AIM:
Start at the line that has "Give me the matplotlib source for this chart." and stop at the line that has "0.0448, 0.0173, 0.0348]". Print those lines and all lines between them exactly, and nothing more.

RECORDS TO USE:
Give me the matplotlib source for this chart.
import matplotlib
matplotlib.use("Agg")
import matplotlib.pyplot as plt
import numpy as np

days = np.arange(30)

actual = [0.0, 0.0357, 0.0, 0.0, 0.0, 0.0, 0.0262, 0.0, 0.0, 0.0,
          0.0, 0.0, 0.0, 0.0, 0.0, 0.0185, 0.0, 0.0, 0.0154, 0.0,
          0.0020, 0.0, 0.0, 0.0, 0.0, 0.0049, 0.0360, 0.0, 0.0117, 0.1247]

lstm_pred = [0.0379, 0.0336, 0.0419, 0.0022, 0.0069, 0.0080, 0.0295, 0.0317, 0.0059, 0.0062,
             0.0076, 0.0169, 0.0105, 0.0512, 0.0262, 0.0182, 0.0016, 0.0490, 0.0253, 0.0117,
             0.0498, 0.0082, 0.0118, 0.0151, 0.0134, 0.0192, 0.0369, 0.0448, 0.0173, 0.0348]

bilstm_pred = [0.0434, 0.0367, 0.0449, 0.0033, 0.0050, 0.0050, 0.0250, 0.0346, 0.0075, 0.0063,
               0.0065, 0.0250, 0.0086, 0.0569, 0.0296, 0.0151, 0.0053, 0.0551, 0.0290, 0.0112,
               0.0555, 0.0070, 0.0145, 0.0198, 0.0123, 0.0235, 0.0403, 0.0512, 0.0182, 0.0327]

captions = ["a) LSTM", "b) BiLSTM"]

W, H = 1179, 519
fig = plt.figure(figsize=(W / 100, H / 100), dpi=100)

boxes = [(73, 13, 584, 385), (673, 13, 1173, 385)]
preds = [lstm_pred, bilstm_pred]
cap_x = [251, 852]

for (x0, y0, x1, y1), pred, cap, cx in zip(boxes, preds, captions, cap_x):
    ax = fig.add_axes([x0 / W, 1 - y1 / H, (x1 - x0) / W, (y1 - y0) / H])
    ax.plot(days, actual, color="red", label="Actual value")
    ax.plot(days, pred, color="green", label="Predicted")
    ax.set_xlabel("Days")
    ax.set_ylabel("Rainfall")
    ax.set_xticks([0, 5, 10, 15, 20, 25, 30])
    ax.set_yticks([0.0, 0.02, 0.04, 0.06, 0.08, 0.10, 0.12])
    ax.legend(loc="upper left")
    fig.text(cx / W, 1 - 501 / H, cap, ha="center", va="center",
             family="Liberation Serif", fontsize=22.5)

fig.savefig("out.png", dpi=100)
--
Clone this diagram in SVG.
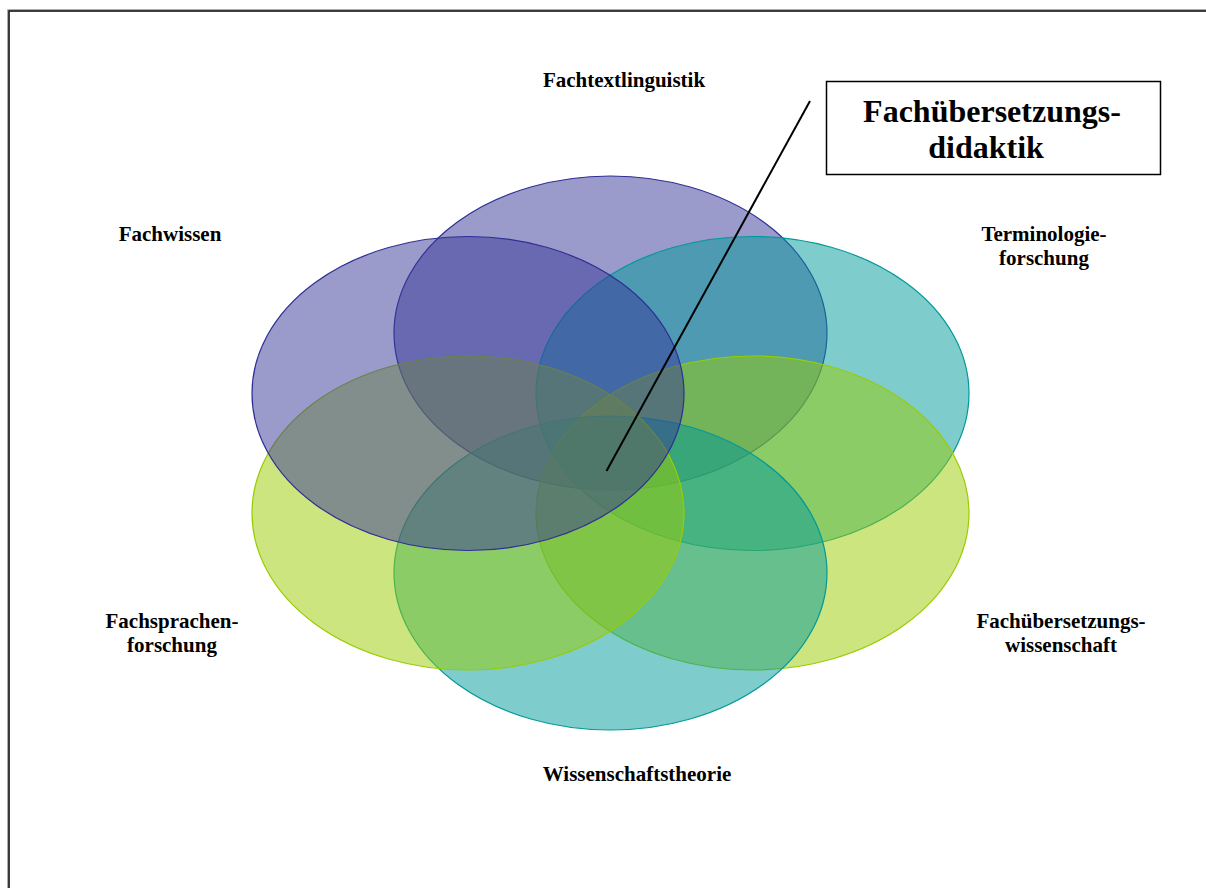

WRITTEN ANSWER:
Give me the matplotlib source for this chart.
import matplotlib
matplotlib.use("Agg")
import matplotlib.pyplot as plt
import numpy as np

days = np.arange(30)

actual = [0.0, 0.0357, 0.0, 0.0, 0.0, 0.0, 0.0262, 0.0, 0.0, 0.0,
          0.0, 0.0, 0.0, 0.0, 0.0, 0.0185, 0.0, 0.0, 0.0154, 0.0,
          0.0020, 0.0, 0.0, 0.0, 0.0, 0.0049, 0.0360, 0.0, 0.0117, 0.1247]

lstm_pred = [0.0379, 0.0336, 0.0419, 0.0022, 0.0069, 0.0080, 0.0295, 0.0317, 0.0059, 0.0062,
             0.0076, 0.0169, 0.0105, 0.0512, 0.0262, 0.0182, 0.0016, 0.0490, 0.0253, 0.0117,
             0.0498, 0.0082, 0.0118, 0.0151, 0.0134, 0.0192, 0.0369, 0.0448, 0.0173, 0.0348]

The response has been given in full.